▸ WORK INSTRUCTIONS:
Please return exactly the run of lines that begins with the line containing "Write the TikZ code for this diagram." and ends with the line containing "anchor=base] (title) at", pictures excluded.
--- Start of RECORDED DATA ---
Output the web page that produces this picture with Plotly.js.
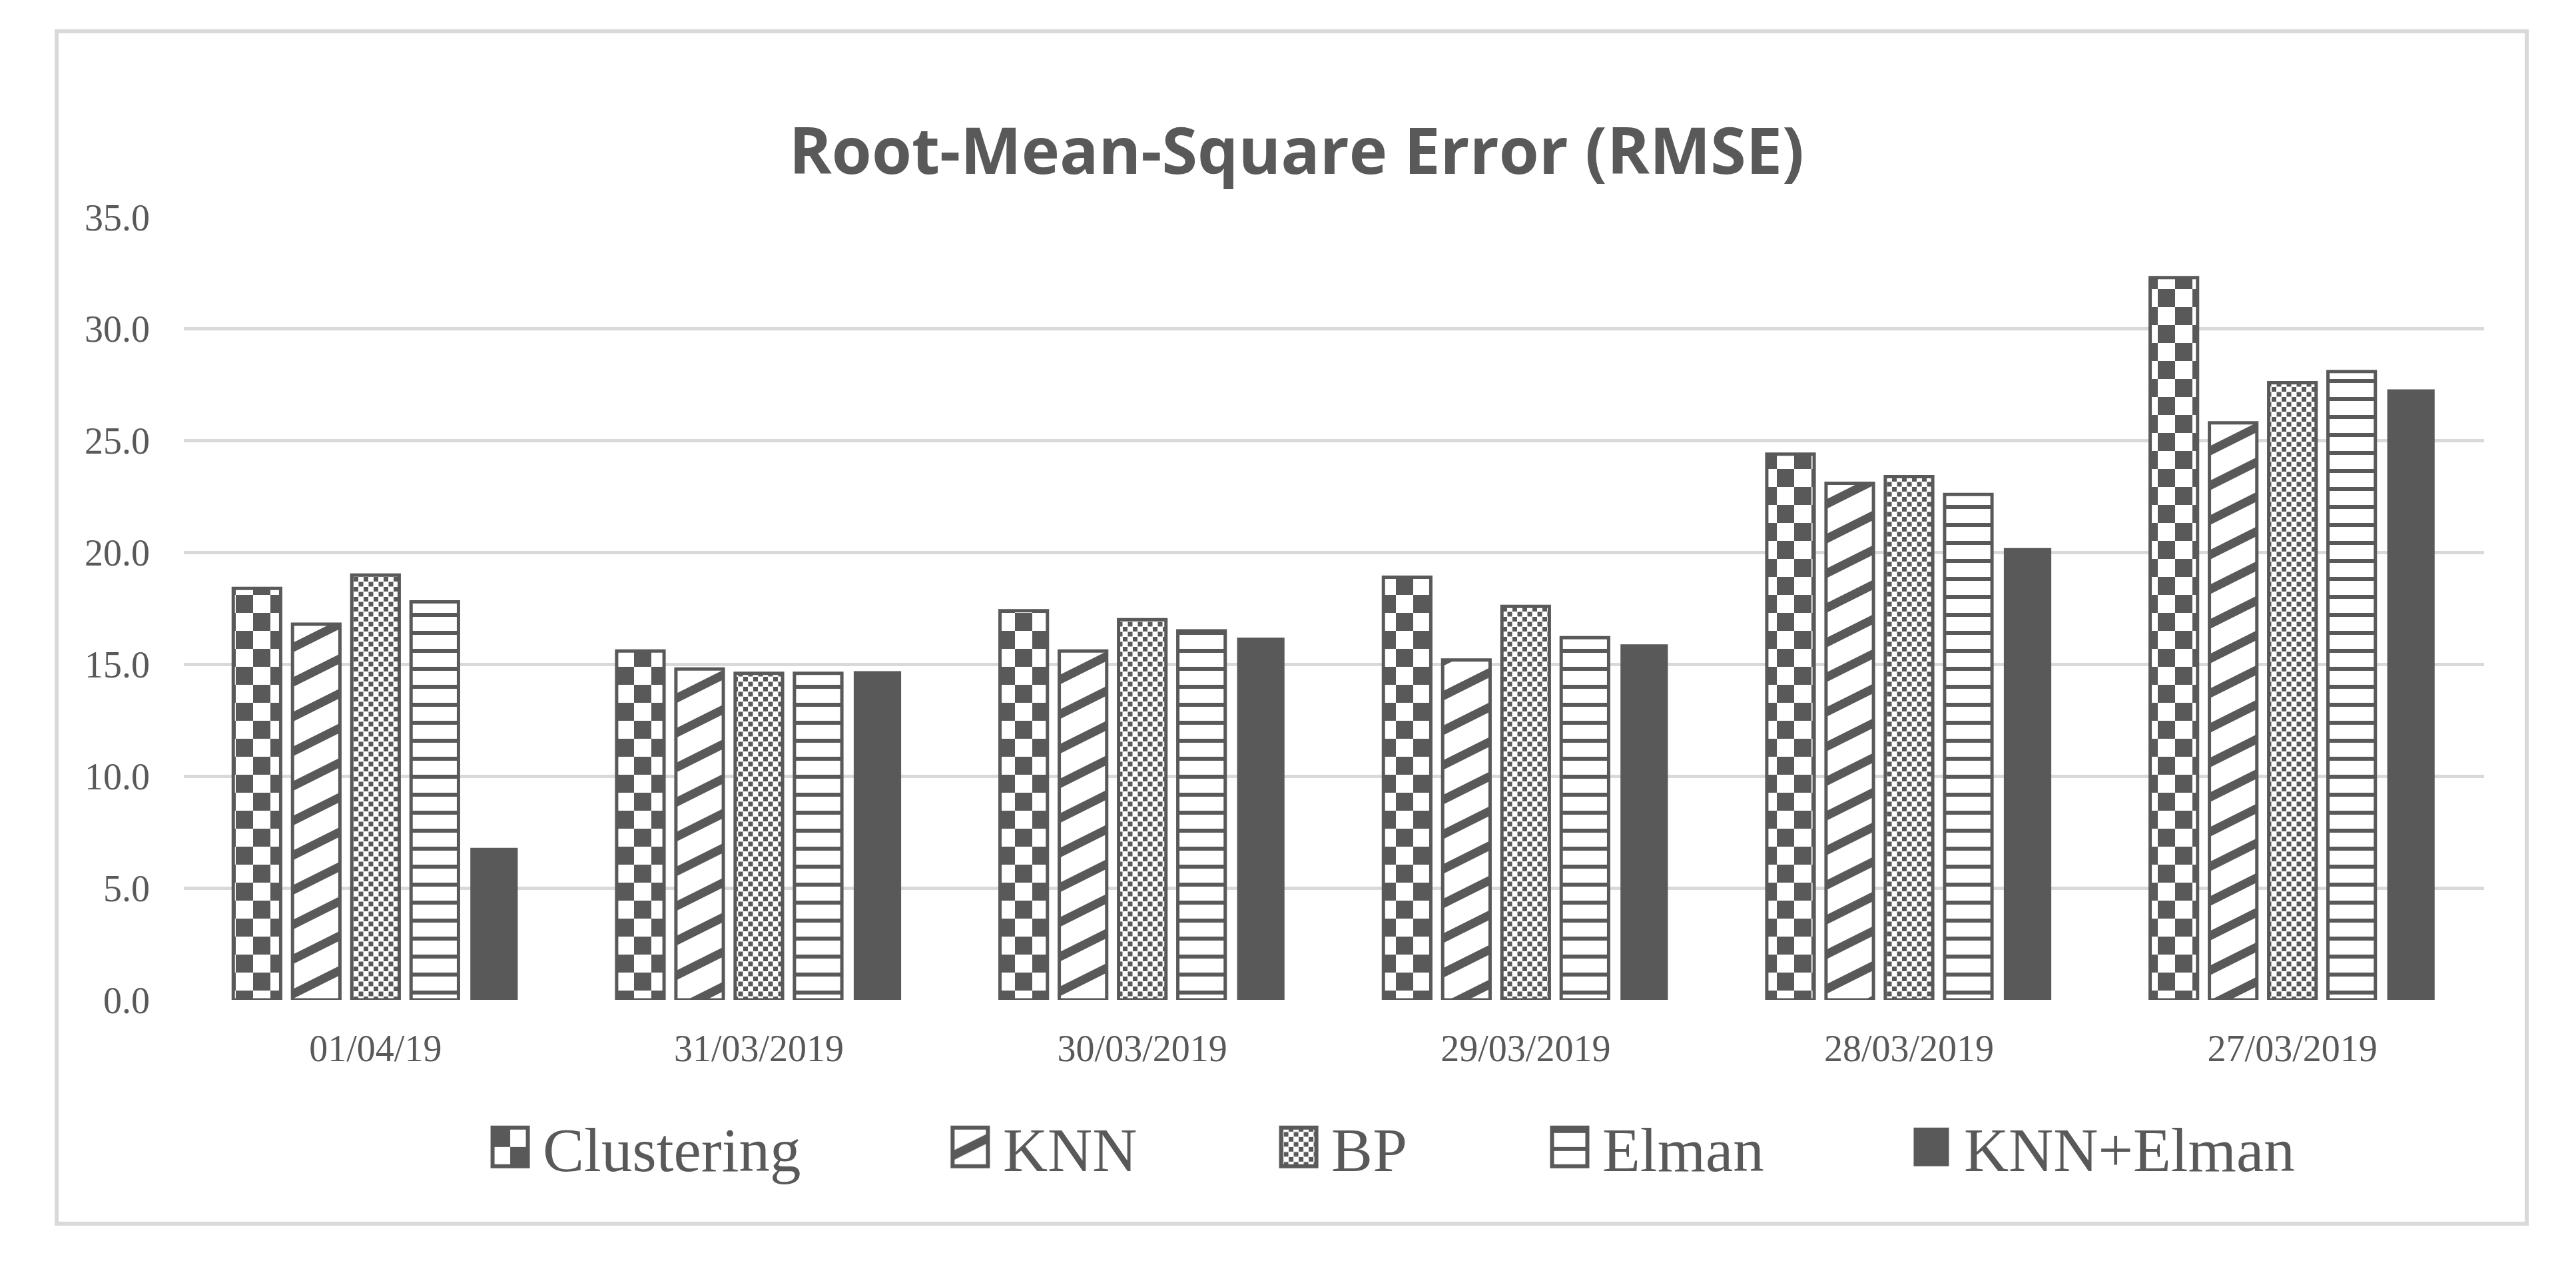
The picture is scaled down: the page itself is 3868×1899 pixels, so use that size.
<!DOCTYPE html>
<html><head><meta charset="utf-8">
<script src="https://cdn.plot.ly/plotly-3.0.1.min.js"></script>
<style>
html,body{margin:0;padding:0;background:#fff;}
#frame{position:absolute;left:82px;top:44px;width:3715px;height:1796px;border:6px solid #d9d9d9;box-sizing:border-box;}
#chart{width:3703px;height:1784px;}
</style></head><body>
<svg width="0" height="0" style="position:absolute;left:0;top:0">
<defs>
<pattern id="patChk" patternUnits="userSpaceOnUse" width="52" height="54">
<rect width="52" height="54" fill="#fff"/>
<rect x="0" y="0" width="26" height="27" fill="#595959"/>
<rect x="26" y="27" width="26" height="27" fill="#595959"/>
</pattern>
<pattern id="patDiag" patternUnits="userSpaceOnUse" width="104" height="52">
<rect width="104" height="52" fill="#fff"/>
<path d="M-104,52L104,-52M-104,104L208,-52M0,104L208,0" stroke="#595959" stroke-width="13" fill="none"/>
</pattern>
<pattern id="patDots" patternUnits="userSpaceOnUse" width="15" height="15">
<rect width="15" height="15" fill="#fff"/>
<rect x="0" y="0" width="7" height="7" fill="#595959"/>
<rect x="7.5" y="7.5" width="7" height="7" fill="#595959"/>
</pattern>
<pattern id="patHoriz" patternUnits="userSpaceOnUse" width="20" height="27">
<rect width="20" height="27" fill="#fff"/>
<rect x="0" y="0" width="20" height="6" fill="#595959"/>
</pattern>
</defs></svg>
<div id="frame"><div id="chart"></div></div>
<script>
// ---- data ----
const categories = ['01/04/19', '31/03/2019', '30/03/2019', '29/03/2019', '28/03/2019', '27/03/2019'];
const seriesNames = ['Clustering', 'KNN', 'BP', 'Elman', 'KNN+Elman'];
const clustering = [18.4, 15.6, 17.4, 18.9, 24.4, 32.3];
const knn        = [16.8, 14.8, 15.6, 15.2, 23.1, 25.8];
const bp         = [19.0, 14.6, 17.0, 17.6, 23.4, 27.6];
const elman      = [17.8, 14.6, 16.5, 16.2, 22.6, 28.1];
const knnElman   = [6.8, 14.7, 16.2, 15.9, 20.2, 27.3];
const yTickVals  = [0, 5, 10, 15, 20, 25, 30, 35];
const titleText  = 'Root-Mean-Square Error (RMSE)';

// ---- styling ----
const DARK = '#595959';
const GRID = '#d9d9d9';
const SERIF = 'Liberation Serif, Times New Roman, serif';
const values = [clustering, knn, bp, elman, knnElman];
const nativePatterns = ['+', '/', '.', '-', ''];
const customPatterns = ['patChk', 'patDiag', 'patDots', 'patHoriz', null];
const legendIds = ['legend', 'legend2', 'legend3', 'legend4', 'legend5'];
const legendX = [0.1277, 0.3277, 0.4705, 0.5883, 0.7455];

const data = seriesNames.map((name, i) => {
  const solid = customPatterns[i] === null;
  return {
    type: 'bar',
    name: name,
    x: categories,
    y: values[i],
    legend: legendIds[i],
    marker: {
      color: solid ? DARK : '#ffffff',
      line: {color: DARK, width: solid ? 0 : 5},
      pattern: solid ? {shape: ''} : {shape: nativePatterns[i], fgcolor: DARK, bgcolor: '#ffffff', size: 20, solidity: 0.35, fillmode: 'replace'}
    },
    hoverinfo: 'x+y+name'
  };
});

const layout = {
  width: 3703, height: 1784,
  paper_bgcolor: '#ffffff', plot_bgcolor: '#ffffff',
  margin: {l: 188, r: 61, t: 276, b: 333, pad: 0},
  barmode: 'group', bargap: 0.227, bargroupgap: 0.2,
  title: {
    text: titleText,
    font: {family: 'Open Sans, Liberation Sans, sans-serif', size: 97, color: DARK, weight: 700},
    x: 0.502, xref: 'container', xanchor: 'center',
    y: 0.9008, yref: 'container', yanchor: 'middle'
  },
  xaxis: {
    type: 'category',
    showgrid: false, zeroline: false, showline: false, ticks: '',
    tickfont: {family: SERIF, size: 56, color: DARK},
    ticklabelstandoff: 35
  },
  yaxis: {
    range: [0, 35], tickvals: yTickVals, tickformat: '.1f',
    showgrid: true, gridcolor: GRID, gridwidth: 5,
    zeroline: false, showline: false, ticks: '',
    tickfont: {family: SERIF, size: 56, color: DARK},
    ticklabelstandoff: 50
  },
  showlegend: true
};
legendIds.forEach((id, i) => {
  layout[id] = {
    orientation: 'h', x: legendX[i], xanchor: 'left', y: -0.188, yanchor: 'middle',
    bgcolor: 'rgba(0,0,0,0)', borderwidth: 0, itemwidth: 88,
    font: {family: SERIF, size: 93, color: DARK}
  };
});

function applyPatterns() {
  // bars: apply custom hatch patterns
  const traces = gd.querySelectorAll('.barlayer .trace.bars');
  traces.forEach((tr, i) => {
    const pid = customPatterns[i];
    if (!pid) return;
    tr.querySelectorAll('.point path').forEach(p => { p.style.fill = 'url(#' + pid + ')'; });
  });
  // legend symbols: enlarge and apply patterns
  gd.querySelectorAll('g.traces').forEach(item => {
    const t = item.querySelector('text.legendtext') || item.querySelector('text');
    if (!t) return;
    const i = seriesNames.indexOf(t.textContent.trim());
    if (i < 0) return;
    item.querySelectorAll('.legendpoints path').forEach(p => {
      p.setAttribute('d', 'M26.5,29H-26.5V-29H26.5Z');
      const pid = customPatterns[i];
      if (pid) {
        p.style.fill = 'url(#' + pid + ')';
        p.style.stroke = DARK;
        p.style.strokeWidth = '6px';
      } else {
        p.style.fill = DARK;
        p.style.stroke = DARK;
        p.style.strokeWidth = '0px';
      }
    });
  });
}

const gd = document.getElementById('chart');
Plotly.newPlot(gd, data, layout, {displayModeBar: false, responsive: false}).then(applyPatterns);
</script>
</body></html>
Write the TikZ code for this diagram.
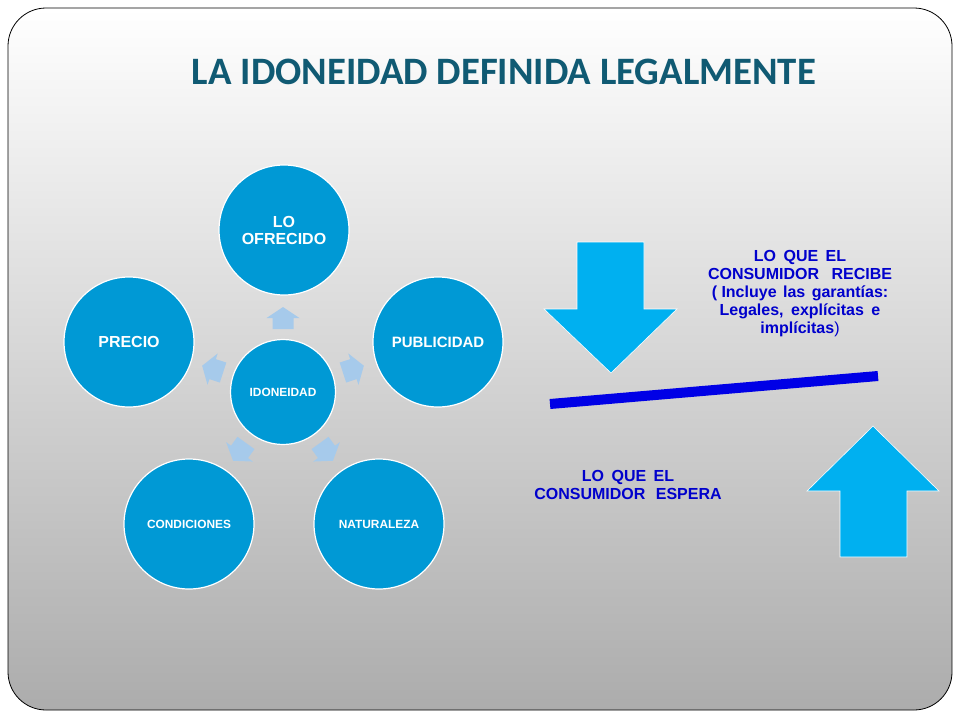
\documentclass[tikz,border=0pt]{standalone}
\usepackage{fontspec}
\setmainfont{Liberation Sans}
\newfontfamily\titlefont{Carlito}
\usetikzlibrary{calc}
\definecolor{titleteal}{RGB}{16,90,115}
\definecolor{circblue}{RGB}{0,153,213}
\definecolor{arrowlight}{RGB}{166,202,235}
\definecolor{bigarrow}{RGB}{0,176,240}
\definecolor{textblue}{RGB}{0,0,204}
\definecolor{barblue}{RGB}{0,0,230}
\begin{document}
\begin{tikzpicture}[x=1pt,y=1pt,
  titlestyle/.style={inner sep=0pt, text=titleteal, font=\titlefont\bfseries\fontsize{38.8}{42}\selectfont},
  bubble/.style={circle, fill=circblue, draw=white, line width=1.2pt, minimum size=130pt, inner sep=0pt,
    text=white, align=center, font=\bfseries\fontsize{16}{17}\selectfont},
  smalltext/.style={font=\bfseries\fontsize{11.9}{13}\selectfont},
  bluetext/.style={inner sep=0pt, text=textblue, align=center, font=\bfseries\fontsize{16}{18}\selectfont},
  bigarrowstyle/.style={fill=bigarrow, draw=white, line width=0.6pt},
  smallarrow/.pic={\fill[arrowlight] (-11,-10.5) -- (0,-10.5) -- (0,-16.5) -- (11,0) -- (0,16.5) -- (0,10.5) -- (-11,10.5) -- cycle;}
]
\useasboundingbox (0,0) rectangle (960,-720);
\fill[white] (0,0) rectangle (960,-720);
\shadedraw[top color=white, bottom color=gray!65, draw=black, line width=0.8pt, rounded corners=38pt] (8,-8) rectangle (952,-710);

% title
\node[titlestyle, anchor=base] (title) at (504,-84) {LA IDONEIDAD DEFINIDA LEGALMENTE};

% bubbles
\node[bubble] (ofr) at (284,-230) {LO\\OFRECIDO};
\node[bubble, font=\bfseries\fontsize{15}{17}\selectfont] (pub) at (438,-342) {PUBLICIDAD};
\node[bubble] (pre) at (129,-342) {PRECIO};
\node[bubble, smalltext] (cond) at (189,-524) {CONDICIONES};
\node[bubble, smalltext] (nat) at (379,-524) {NATURALEZA};
\node[bubble, smalltext, minimum size=105pt] (ido) at (283,-392) {IDONEIDAD};

% small arrows
\foreach \a in {90,18,162,-54,-126}{
  \path (ido.center) ++(\a:74) pic[rotate=\a] {smallarrow};
}

% big arrows
\filldraw[bigarrowstyle] (577,-242) -- (644,-242) -- (644,-309) -- (677,-309) -- (611,-373) -- (544,-309) -- (577,-309) -- cycle;
\filldraw[bigarrowstyle] (840,-557) -- (907,-557) -- (907,-491) -- (939,-491) -- (873,-426) -- (807,-491) -- (840,-491) -- cycle;

% bar
\coordinate (barL) at (550,-404);
\coordinate (barR) at (878,-376);
\draw[barblue, line width=10pt] (barL) -- (barR);

% texts
\node[bluetext, anchor=north] (recibe) at (800,-250.5) {LO\hspace{3pt} QUE\hspace{3pt} EL\\CONSUMIDOR\hspace{8pt} RECIBE\\( Incluye\hspace{2pt} las\hspace{2pt} garantías:\\Legales,\hspace{3pt} explícitas\hspace{3pt} e\\implícitas{\mdseries )}};
\node[bluetext, anchor=north] (espera) at (628,-470.5) {LO\hspace{3pt} QUE\hspace{3pt} EL\\CONSUMIDOR\hspace{6pt} ESPERA};
\end{tikzpicture}
\end{document}
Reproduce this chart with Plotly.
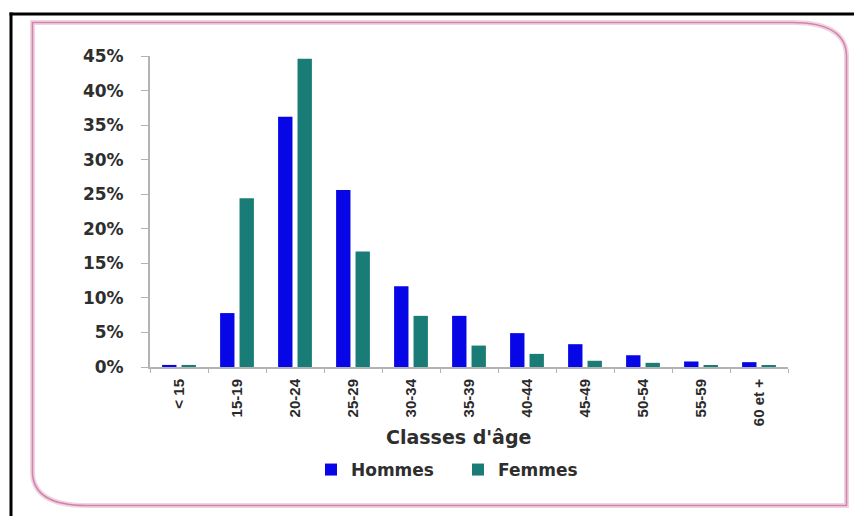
import plotly.graph_objects as go

categories = ["< 15", "15-19", "20-24", "25-29", "30-34", "35-39",
              "40-44", "45-49", "50-54", "55-59", "60 et +"]
hommes = [0.3, 7.8, 36.2, 25.6, 11.7, 7.4, 4.9, 3.3, 1.7, 0.8, 0.7]
femmes = [0.3, 24.4, 44.6, 16.7, 7.4, 3.1, 1.9, 0.9, 0.6, 0.2, 0.2]
y_ticks = [0, 5, 10, 15, 20, 25, 30, 35, 40, 45]
y_ticktext = [f"{v}%" for v in y_ticks]

W, H = 854, 516
L, R, T, B = 150, 66, 56, 149
PW, PH = W - L - R, H - T - B


def px(x):
    return (x - L) / PW


def py(y):
    return (H - B - y) / PH


fig = go.Figure()
fig.add_trace(go.Bar(name="Hommes", x=categories, y=hommes,
                     marker=dict(color="#0606E6", line=dict(width=0))))
fig.add_trace(go.Bar(name="Femmes", x=categories, y=femmes,
                     marker=dict(color="#1A7C76", line=dict(width=0))))

# frame shapes
x0, y0, x1, y1 = 32.5, 22.5, 846.5, 505.5
rx, ry = 54, 34
path = (f"M{px(x0)},{py(y0)} L{px(x1 - rx)},{py(y0)} "
        f"Q{px(x1)},{py(y0)} {px(x1)},{py(y0 + ry)} "
        f"L{px(x1)},{py(y1)} L{px(x0 + rx)},{py(y1)} "
        f"Q{px(x0)},{py(y1)} {px(x0)},{py(y1 - ry)} Z")
shapes = [
    dict(type="path", xref="paper", yref="paper", path=path,
         line=dict(color="#f3d3e3", width=5), layer="below"),
    dict(type="path", xref="paper", yref="paper", path=path,
         line=dict(color="#cf86aa", width=1.6), layer="below"),
    dict(type="line", xref="paper", yref="paper",
         x0=px(9.5), x1=px(860), y0=py(14), y1=py(14),
         line=dict(color="black", width=3)),
    dict(type="line", xref="paper", yref="paper",
         x0=px(11), x1=px(11), y0=py(12.5), y1=py(520),
         line=dict(color="black", width=3)),
]

fig.update_layout(
    width=W, height=H,
    margin=dict(l=L, r=R, t=T, b=B),
    paper_bgcolor="white", plot_bgcolor="white",
    barmode="group", bargap=0.33, bargroupgap=0.26,
    shapes=shapes,
    font=dict(family="DejaVu Sans", color="#2e2e2e"),
    showlegend=True,
    legend=dict(orientation="h", x=px(458), xanchor="center",
                y=py(470), yanchor="middle",
                font=dict(family="DejaVu Sans", size=17, weight="bold",
                          color="#2e2e2e"),
                itemwidth=30, entrywidth=102, entrywidthmode="pixels",
                bgcolor="rgba(0,0,0,0)"),
    annotations=[dict(text="Classes d'âge", xref="paper", yref="paper",
                      x=px(458), y=py(437), xanchor="center", yanchor="middle",
                      showarrow=False,
                      font=dict(family="DejaVu Sans", size=19, weight="bold",
                                color="#2e2e2e"))],
)

fig.update_xaxes(
    showline=True, linecolor="#b3b3b3", linewidth=2,
    ticks="outside", tickson="boundaries", ticklen=4, tickcolor="#b3b3b3",
    tickangle=-90, ticklabelstandoff=4,
    tickfont=dict(family="Liberation Sans", size=15, weight="bold",
                  color="#2a2a2a"),
    showgrid=False, zeroline=False,
)
fig.update_yaxes(
    range=[0, 45], tickvals=y_ticks, ticktext=y_ticktext,
    showline=True, linecolor="#b3b3b3", linewidth=2,
    ticks="outside", ticklen=7, tickcolor="#b3b3b3", ticklabelstandoff=14,
    tickfont=dict(family="DejaVu Sans", size=17, weight="bold",
                  color="#2e2e2e"),
    showgrid=False, zeroline=False,
)

fig.write_html("out.html",
               config={"displayModeBar": False},
               post_script="document.body.style.margin='0px';"
                           "document.body.style.overflow='hidden';")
--- End of RECORDED DATA ---
▸ CORRECT RESULT:
Write the TikZ code for this diagram.
\documentclass[tikz,border=0pt]{standalone}
\usepackage{fontspec}
\setmainfont{Liberation Sans}
\newfontfamily\titlefont{Carlito}
\usetikzlibrary{calc}
\definecolor{titleteal}{RGB}{16,90,115}
\definecolor{circblue}{RGB}{0,153,213}
\definecolor{arrowlight}{RGB}{166,202,235}
\definecolor{bigarrow}{RGB}{0,176,240}
\definecolor{textblue}{RGB}{0,0,204}
\definecolor{barblue}{RGB}{0,0,230}
\begin{document}
\begin{tikzpicture}[x=1pt,y=1pt,
  titlestyle/.style={inner sep=0pt, text=titleteal, font=\titlefont\bfseries\fontsize{38.8}{42}\selectfont},
  bubble/.style={circle, fill=circblue, draw=white, line width=1.2pt, minimum size=130pt, inner sep=0pt,
    text=white, align=center, font=\bfseries\fontsize{16}{17}\selectfont},
  smalltext/.style={font=\bfseries\fontsize{11.9}{13}\selectfont},
  bluetext/.style={inner sep=0pt, text=textblue, align=center, font=\bfseries\fontsize{16}{18}\selectfont},
  bigarrowstyle/.style={fill=bigarrow, draw=white, line width=0.6pt},
  smallarrow/.pic={\fill[arrowlight] (-11,-10.5) -- (0,-10.5) -- (0,-16.5) -- (11,0) -- (0,16.5) -- (0,10.5) -- (-11,10.5) -- cycle;}
]
\useasboundingbox (0,0) rectangle (960,-720);
\fill[white] (0,0) rectangle (960,-720);
\shadedraw[top color=white, bottom color=gray!65, draw=black, line width=0.8pt, rounded corners=38pt] (8,-8) rectangle (952,-710);

% title
\node[titlestyle, anchor=base] (title) at (504,-84) {LA IDONEIDAD DEFINIDA LEGALMENTE};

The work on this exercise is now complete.